_TASK GOAL_.
Quote the whole listing verbatim.

_DATA_.
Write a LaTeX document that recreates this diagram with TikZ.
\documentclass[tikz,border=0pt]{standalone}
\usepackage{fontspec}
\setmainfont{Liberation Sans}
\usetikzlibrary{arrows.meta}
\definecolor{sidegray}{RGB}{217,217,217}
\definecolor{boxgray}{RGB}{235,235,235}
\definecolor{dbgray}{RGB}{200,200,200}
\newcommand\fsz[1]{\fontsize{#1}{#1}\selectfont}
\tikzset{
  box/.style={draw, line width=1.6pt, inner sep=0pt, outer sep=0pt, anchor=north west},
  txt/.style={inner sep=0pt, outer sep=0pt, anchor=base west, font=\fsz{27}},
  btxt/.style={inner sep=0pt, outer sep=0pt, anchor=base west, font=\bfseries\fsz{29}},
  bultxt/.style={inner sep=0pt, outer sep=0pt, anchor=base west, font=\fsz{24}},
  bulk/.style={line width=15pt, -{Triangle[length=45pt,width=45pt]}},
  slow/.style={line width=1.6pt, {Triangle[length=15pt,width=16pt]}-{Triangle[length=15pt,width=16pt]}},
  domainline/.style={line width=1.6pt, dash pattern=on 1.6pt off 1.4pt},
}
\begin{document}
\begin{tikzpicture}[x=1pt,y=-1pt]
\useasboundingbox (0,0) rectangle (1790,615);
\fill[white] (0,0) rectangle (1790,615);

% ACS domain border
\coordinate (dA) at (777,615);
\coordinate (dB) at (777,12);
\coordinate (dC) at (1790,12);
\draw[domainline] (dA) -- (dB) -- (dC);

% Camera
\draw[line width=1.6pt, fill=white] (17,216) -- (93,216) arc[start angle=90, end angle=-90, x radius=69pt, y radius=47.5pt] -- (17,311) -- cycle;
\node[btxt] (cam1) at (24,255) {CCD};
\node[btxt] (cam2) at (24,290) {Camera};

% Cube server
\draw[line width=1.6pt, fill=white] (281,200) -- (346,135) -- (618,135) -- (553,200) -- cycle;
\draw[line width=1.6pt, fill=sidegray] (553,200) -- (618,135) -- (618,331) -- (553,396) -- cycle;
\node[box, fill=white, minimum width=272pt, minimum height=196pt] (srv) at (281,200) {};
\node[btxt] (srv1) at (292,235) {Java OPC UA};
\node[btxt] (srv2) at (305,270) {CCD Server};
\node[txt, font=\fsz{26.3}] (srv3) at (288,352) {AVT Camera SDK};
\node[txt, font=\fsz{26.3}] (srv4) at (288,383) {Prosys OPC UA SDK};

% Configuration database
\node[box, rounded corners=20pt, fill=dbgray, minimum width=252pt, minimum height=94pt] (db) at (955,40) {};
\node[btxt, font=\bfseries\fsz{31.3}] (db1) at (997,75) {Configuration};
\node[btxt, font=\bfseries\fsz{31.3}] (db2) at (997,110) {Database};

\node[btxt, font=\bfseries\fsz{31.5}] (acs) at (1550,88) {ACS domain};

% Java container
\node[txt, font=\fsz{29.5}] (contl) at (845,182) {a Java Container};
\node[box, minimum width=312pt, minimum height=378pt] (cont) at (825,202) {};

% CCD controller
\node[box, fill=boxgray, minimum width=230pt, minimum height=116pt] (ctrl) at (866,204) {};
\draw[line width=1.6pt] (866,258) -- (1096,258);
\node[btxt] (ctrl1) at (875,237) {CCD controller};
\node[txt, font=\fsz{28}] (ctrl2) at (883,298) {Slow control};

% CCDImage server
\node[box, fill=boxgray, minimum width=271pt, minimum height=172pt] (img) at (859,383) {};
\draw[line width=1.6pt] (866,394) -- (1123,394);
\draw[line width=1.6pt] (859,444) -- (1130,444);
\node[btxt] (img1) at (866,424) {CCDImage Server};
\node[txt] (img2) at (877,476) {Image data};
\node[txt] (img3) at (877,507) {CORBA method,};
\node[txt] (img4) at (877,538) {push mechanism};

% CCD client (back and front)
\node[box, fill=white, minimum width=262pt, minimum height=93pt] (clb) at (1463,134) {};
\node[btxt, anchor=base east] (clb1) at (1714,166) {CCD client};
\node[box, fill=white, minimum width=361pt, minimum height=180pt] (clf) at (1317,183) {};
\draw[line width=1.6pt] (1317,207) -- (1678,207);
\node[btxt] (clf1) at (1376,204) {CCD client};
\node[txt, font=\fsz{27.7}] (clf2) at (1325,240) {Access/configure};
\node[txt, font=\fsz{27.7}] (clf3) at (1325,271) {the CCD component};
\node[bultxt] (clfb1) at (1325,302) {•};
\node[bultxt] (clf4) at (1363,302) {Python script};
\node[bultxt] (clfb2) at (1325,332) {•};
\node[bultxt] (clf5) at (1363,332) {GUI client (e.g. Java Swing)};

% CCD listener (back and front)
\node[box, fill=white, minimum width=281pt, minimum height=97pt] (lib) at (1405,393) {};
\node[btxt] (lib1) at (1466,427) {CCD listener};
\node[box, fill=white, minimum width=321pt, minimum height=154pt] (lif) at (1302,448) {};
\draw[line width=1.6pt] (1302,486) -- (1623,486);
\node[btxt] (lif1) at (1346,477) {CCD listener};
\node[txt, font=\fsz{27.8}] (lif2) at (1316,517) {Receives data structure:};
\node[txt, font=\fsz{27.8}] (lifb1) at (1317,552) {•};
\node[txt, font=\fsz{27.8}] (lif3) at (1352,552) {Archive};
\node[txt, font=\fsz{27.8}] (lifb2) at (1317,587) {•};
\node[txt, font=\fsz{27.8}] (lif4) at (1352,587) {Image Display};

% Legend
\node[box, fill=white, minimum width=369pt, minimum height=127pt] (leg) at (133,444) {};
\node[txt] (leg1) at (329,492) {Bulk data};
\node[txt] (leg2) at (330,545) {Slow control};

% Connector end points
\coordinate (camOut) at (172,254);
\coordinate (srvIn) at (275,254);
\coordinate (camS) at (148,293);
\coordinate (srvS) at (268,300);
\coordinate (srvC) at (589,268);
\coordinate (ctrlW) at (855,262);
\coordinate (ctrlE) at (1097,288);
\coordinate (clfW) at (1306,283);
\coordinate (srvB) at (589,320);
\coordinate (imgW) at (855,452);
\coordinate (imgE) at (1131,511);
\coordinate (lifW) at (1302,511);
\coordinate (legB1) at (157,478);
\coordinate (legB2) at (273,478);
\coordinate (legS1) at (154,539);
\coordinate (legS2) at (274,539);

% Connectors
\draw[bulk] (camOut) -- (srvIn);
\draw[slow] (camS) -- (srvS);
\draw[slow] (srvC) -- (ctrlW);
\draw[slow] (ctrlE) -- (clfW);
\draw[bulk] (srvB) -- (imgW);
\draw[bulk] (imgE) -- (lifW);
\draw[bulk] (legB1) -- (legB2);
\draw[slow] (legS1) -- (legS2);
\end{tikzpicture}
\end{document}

_EXPECTED ANSWER_.
Write a LaTeX document that recreates this diagram with TikZ.
\documentclass[tikz,border=0pt]{standalone}
\usepackage{fontspec}
\setmainfont{Liberation Sans}
\usetikzlibrary{arrows.meta}
\definecolor{sidegray}{RGB}{217,217,217}
\definecolor{boxgray}{RGB}{235,235,235}
\definecolor{dbgray}{RGB}{200,200,200}
\newcommand\fsz[1]{\fontsize{#1}{#1}\selectfont}
\tikzset{
  box/.style={draw, line width=1.6pt, inner sep=0pt, outer sep=0pt, anchor=north west},
  txt/.style={inner sep=0pt, outer sep=0pt, anchor=base west, font=\fsz{27}},
  btxt/.style={inner sep=0pt, outer sep=0pt, anchor=base west, font=\bfseries\fsz{29}},
  bultxt/.style={inner sep=0pt, outer sep=0pt, anchor=base west, font=\fsz{24}},
  bulk/.style={line width=15pt, -{Triangle[length=45pt,width=45pt]}},
  slow/.style={line width=1.6pt, {Triangle[length=15pt,width=16pt]}-{Triangle[length=15pt,width=16pt]}},
  domainline/.style={line width=1.6pt, dash pattern=on 1.6pt off 1.4pt},
}
\begin{document}
\begin{tikzpicture}[x=1pt,y=-1pt]
\useasboundingbox (0,0) rectangle (1790,615);
\fill[white] (0,0) rectangle (1790,615);

% ACS domain border
\coordinate (dA) at (777,615);
\coordinate (dB) at (777,12);
\coordinate (dC) at (1790,12);
\draw[domainline] (dA) -- (dB) -- (dC);

% Camera
\draw[line width=1.6pt, fill=white] (17,216) -- (93,216) arc[start angle=90, end angle=-90, x radius=69pt, y radius=47.5pt] -- (17,311) -- cycle;
\node[btxt] (cam1) at (24,255) {CCD};
\node[btxt] (cam2) at (24,290) {Camera};

% Cube server
\draw[line width=1.6pt, fill=white] (281,200) -- (346,135) -- (618,135) -- (553,200) -- cycle;
\draw[line width=1.6pt, fill=sidegray] (553,200) -- (618,135) -- (618,331) -- (553,396) -- cycle;
\node[box, fill=white, minimum width=272pt, minimum height=196pt] (srv) at (281,200) {};
\node[btxt] (srv1) at (292,235) {Java OPC UA};
\node[btxt] (srv2) at (305,270) {CCD Server};
\node[txt, font=\fsz{26.3}] (srv3) at (288,352) {AVT Camera SDK};
\node[txt, font=\fsz{26.3}] (srv4) at (288,383) {Prosys OPC UA SDK};

% Configuration database
\node[box, rounded corners=20pt, fill=dbgray, minimum width=252pt, minimum height=94pt] (db) at (955,40) {};
\node[btxt, font=\bfseries\fsz{31.3}] (db1) at (997,75) {Configuration};
\node[btxt, font=\bfseries\fsz{31.3}] (db2) at (997,110) {Database};

\node[btxt, font=\bfseries\fsz{31.5}] (acs) at (1550,88) {ACS domain};

% Java container
\node[txt, font=\fsz{29.5}] (contl) at (845,182) {a Java Container};
\node[box, minimum width=312pt, minimum height=378pt] (cont) at (825,202) {};

% CCD controller
\node[box, fill=boxgray, minimum width=230pt, minimum height=116pt] (ctrl) at (866,204) {};
\draw[line width=1.6pt] (866,258) -- (1096,258);
\node[btxt] (ctrl1) at (875,237) {CCD controller};
\node[txt, font=\fsz{28}] (ctrl2) at (883,298) {Slow control};

% CCDImage server
\node[box, fill=boxgray, minimum width=271pt, minimum height=172pt] (img) at (859,383) {};
\draw[line width=1.6pt] (866,394) -- (1123,394);
\draw[line width=1.6pt] (859,444) -- (1130,444);
\node[btxt] (img1) at (866,424) {CCDImage Server};
\node[txt] (img2) at (877,476) {Image data};
\node[txt] (img3) at (877,507) {CORBA method,};
\node[txt] (img4) at (877,538) {push mechanism};

% CCD client (back and front)
\node[box, fill=white, minimum width=262pt, minimum height=93pt] (clb) at (1463,134) {};
\node[btxt, anchor=base east] (clb1) at (1714,166) {CCD client};
\node[box, fill=white, minimum width=361pt, minimum height=180pt] (clf) at (1317,183) {};
\draw[line width=1.6pt] (1317,207) -- (1678,207);
\node[btxt] (clf1) at (1376,204) {CCD client};
\node[txt, font=\fsz{27.7}] (clf2) at (1325,240) {Access/configure};
\node[txt, font=\fsz{27.7}] (clf3) at (1325,271) {the CCD component};
\node[bultxt] (clfb1) at (1325,302) {•};
\node[bultxt] (clf4) at (1363,302) {Python script};
\node[bultxt] (clfb2) at (1325,332) {•};
\node[bultxt] (clf5) at (1363,332) {GUI client (e.g. Java Swing)};

% CCD listener (back and front)
\node[box, fill=white, minimum width=281pt, minimum height=97pt] (lib) at (1405,393) {};
\node[btxt] (lib1) at (1466,427) {CCD listener};
\node[box, fill=white, minimum width=321pt, minimum height=154pt] (lif) at (1302,448) {};
\draw[line width=1.6pt] (1302,486) -- (1623,486);
\node[btxt] (lif1) at (1346,477) {CCD listener};
\node[txt, font=\fsz{27.8}] (lif2) at (1316,517) {Receives data structure:};
\node[txt, font=\fsz{27.8}] (lifb1) at (1317,552) {•};
\node[txt, font=\fsz{27.8}] (lif3) at (1352,552) {Archive};
\node[txt, font=\fsz{27.8}] (lifb2) at (1317,587) {•};
\node[txt, font=\fsz{27.8}] (lif4) at (1352,587) {Image Display};

% Legend
\node[box, fill=white, minimum width=369pt, minimum height=127pt] (leg) at (133,444) {};
\node[txt] (leg1) at (329,492) {Bulk data};
\node[txt] (leg2) at (330,545) {Slow control};

% Connector end points
\coordinate (camOut) at (172,254);
\coordinate (srvIn) at (275,254);
\coordinate (camS) at (148,293);
\coordinate (srvS) at (268,300);
\coordinate (srvC) at (589,268);
\coordinate (ctrlW) at (855,262);
\coordinate (ctrlE) at (1097,288);
\coordinate (clfW) at (1306,283);
\coordinate (srvB) at (589,320);
\coordinate (imgW) at (855,452);
\coordinate (imgE) at (1131,511);
\coordinate (lifW) at (1302,511);
\coordinate (legB1) at (157,478);
\coordinate (legB2) at (273,478);
\coordinate (legS1) at (154,539);
\coordinate (legS2) at (274,539);

% Connectors
\draw[bulk] (camOut) -- (srvIn);
\draw[slow] (camS) -- (srvS);
\draw[slow] (srvC) -- (ctrlW);
\draw[slow] (ctrlE) -- (clfW);
\draw[bulk] (srvB) -- (imgW);
\draw[bulk] (imgE) -- (lifW);
\draw[bulk] (legB1) -- (legB2);
\draw[slow] (legS1) -- (legS2);
\end{tikzpicture}
\end{document}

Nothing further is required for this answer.